• **SOURCE MATERIAL**
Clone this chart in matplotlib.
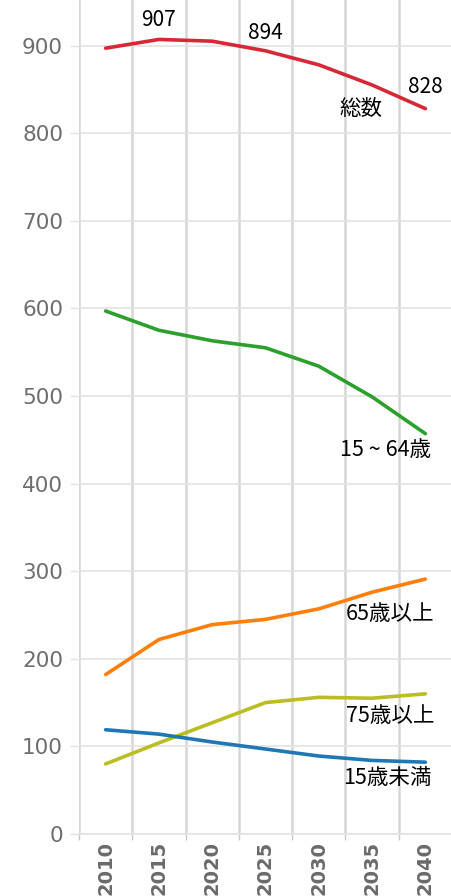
import matplotlib.pyplot as plt
import numpy as np

# data
years = ['2010', '2015', '2020', '2025', '2030', '2035', '2040']
total = [897, 907, 905, 894, 878, 855, 828]
age15_64 = [597, 575, 563, 555, 534, 499, 457]
age65 = [182, 222, 239, 245, 257, 276, 291]
age75 = [80, 104, 127, 150, 156, 155, 160]
under15 = [119, 114, 105, 97, 89, 84, 82]

series = [
    (total, '#d62836', '総数'),
    (age15_64, '#2ca02c', '15 ~ 64歳'),
    (age65, '#ff7f0e', '65歳以上'),
    (age75, '#bcbd22', '75歳以上'),
    (under15, '#1f77b4', '15歳未満'),
]
# label offsets in pixels from the last point
label_offsets = [(-64, 0, 'center'), (6, -16, 'right'), (9, -35, 'right'),
                 (9, -22, 'right'), (6, -16, 'right')]

cjk = ['Noto Sans CJK JP', 'DejaVu Sans']

fig = plt.figure(figsize=(4.52, 8.96), dpi=100)
ax = fig.add_axes([79 / 452, 62 / 896, 1 - 79 / 452, 834 / 896])

x = np.arange(len(years))
for vals, color, name in series:
    ax.plot(x, vals, color=color, lw=2.6, solid_capstyle='round', zorder=3)

# value labels on the total line
for i, dy in [(1, 19), (3, 18), (6, 22)]:
    ax.annotate(str(total[i]), (x[i], total[i]), xytext=(0, dy),
                textcoords='offset pixels', ha='center', va='center',
                fontsize=15, family=cjk, color='black')

# series names near the end of each line
for (vals, color, name), (dx, dy, ha) in zip(series, label_offsets):
    ax.annotate(name, (x[-1], vals[-1]), xytext=(dx, dy),
                textcoords='offset pixels', ha=ha, va='center',
                fontsize=15.5, family=cjk, color='black')

ax.set_xlim(-0.5, -0.5 + (452 - 79) / 54)
ax.set_ylim(0, 952)

ax.set_yticks(np.arange(0, 901, 100))
ax.tick_params(axis='y', length=6.5, width=1, color='#e3e3e3', pad=5,
               labelsize=15.5, labelcolor='#6e6e6e')

ax.set_xticks(x)
ax.set_xticklabels(years, rotation=90, fontsize=14, fontweight='bold',
                   color='#6a6a6a')
ax.tick_params(axis='x', which='major', length=0, pad=5)
ax.set_xticks(np.arange(-0.5, 6.6, 1), minor=True)
ax.tick_params(axis='x', which='minor', length=4.5, width=1, color='#c8c8c8')

ax.grid(axis='y', color='#e3e3e3', lw=1.2, zorder=0)
ax.grid(axis='x', which='minor', color='#d6d6d6', lw=1.8, zorder=0)
ax.grid(axis='x', which='major', visible=False)

for s in ['left', 'right', 'top']:
    ax.spines[s].set_visible(False)
ax.spines['bottom'].set_color('#e3e3e3')
ax.spines['bottom'].set_linewidth(1.2)

fig.savefig('out.png', dpi=100)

• **WHAT THE TASK ASKS**
Transcribe exactly, with no pictures, the lines running from the first line of the material through the line holding "under15 = [119, 114, 105, 97, 89, 84, 82]".

• **RESULT**
Clone this chart in matplotlib.
import matplotlib.pyplot as plt
import numpy as np

# data
years = ['2010', '2015', '2020', '2025', '2030', '2035', '2040']
total = [897, 907, 905, 894, 878, 855, 828]
age15_64 = [597, 575, 563, 555, 534, 499, 457]
age65 = [182, 222, 239, 245, 257, 276, 291]
age75 = [80, 104, 127, 150, 156, 155, 160]
under15 = [119, 114, 105, 97, 89, 84, 82]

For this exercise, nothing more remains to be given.